In our house with a lot of kids, I felt like I was always yelling. Not even out of anger most days, just simply out of trying to be heard.
Now, I will remind my kids “I’m not going to yell at you. When you want to hear what I have to say, let me know.”
Everyone usually calms down we can have a somewhat civilized conversation about whatever huge sibling fight just took place.
Shifting my tone was probably the first big change that we made where I actually noticed an immediate difference. When I was stressed, my husband and kids were stressed.
When I was sad, they were sad.
It makes sense that my tone would really set the pace for our home.
Boundaries Are the Key to Peace
A peaceful home requires boundaries that everyone knows and understands.
There aren’t harsh rules and punishments, but clear and consistent limits.
Kids feel safer when adults are confident and predictable. That means saying “we don’t hit”, “we speak respectfully”, and “let’s try that again, but more respectfully this time.”
Again and again and again.
Repetition is how your kids will learn that not only are these the boundaries they’re expected to respect, but that you’re serious.
Boundaries create peace because kids don’t have to guess where the lines are.

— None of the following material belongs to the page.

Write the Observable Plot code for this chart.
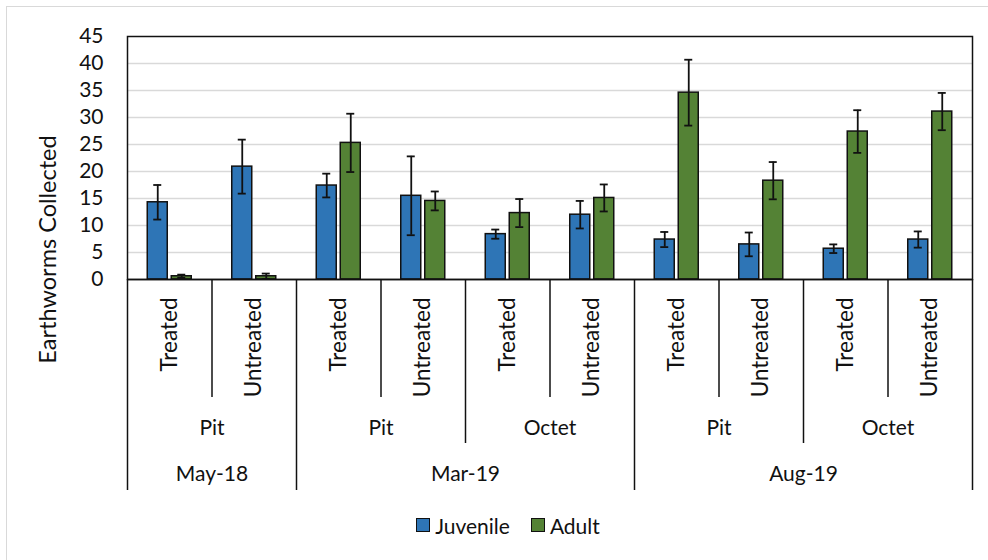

What Works Best In Our House
One of the fastest ways to create chaos in a home is speed.
We’re always rushing, we’re multitasking, we’re overcommitting…we’re filling every single moment because there is just never enough time.
Peace often comes from doing less, not more.
We now sign up for fewer activities. We say “yes” a whole lot less. This one required some practice for a people-pleaser like me.
We have more margin in our days to just exist instead of always being on the go.
My kids actually started to tell me that they’re bored and I was SO excited!
I didn’t want to be responsible for filling their every moment and managing the meltdowns that caused.
I’m watching them learn how to entertain themselves and what to do with themselves when they’re bored.
A slower home feels less chaotic, more peaceful, and safer. Kids thrive in that.
We somehow have even made time to sit down to play board games most nights of the week and that would have NEVER happened with our schedule the way it was before!
Model the Life You Want for Them
This might be the most important part!
Your kids won’t learn to be calm from lectures.
They learn it from watching you live and how you handle your daily life.
When they see you rest, they learn rest is allowed.
When you say no (and actually mean it. No caving!), they learn boundaries matter.
When you breathe instead of exploding, they learn regulation.
Creating a peaceful home means caring for yourself too.
Not in a spa-day, influencer way, but in real, sustainable ways.
Eat and prioritize making healthy choices for both yourself and your family.
Sleep when you can and explain how your body works best when it’s well-rested. Insist on a realistic bedtime for yourself as well as the kids.
Ask for help. Reduce what’s draining you.
A regulated parent is the strongest tool for a peaceful home.
If your home feels loud, chaotic, or overwhelming right now, that doesn’t mean that you’ve failed.
It means you’re human.
Peace isn’t something you buy or force or achieve overnight. It’s something you build. Choice by choice, habit by habit. Simplify your schedule and declutter your home. Hold boundaries with kindness instead of guilt. Slow the pace in your home and lead with connection. That’s how you build a peaceful home. If we could do it in our crazy home, you absolutely can do it too!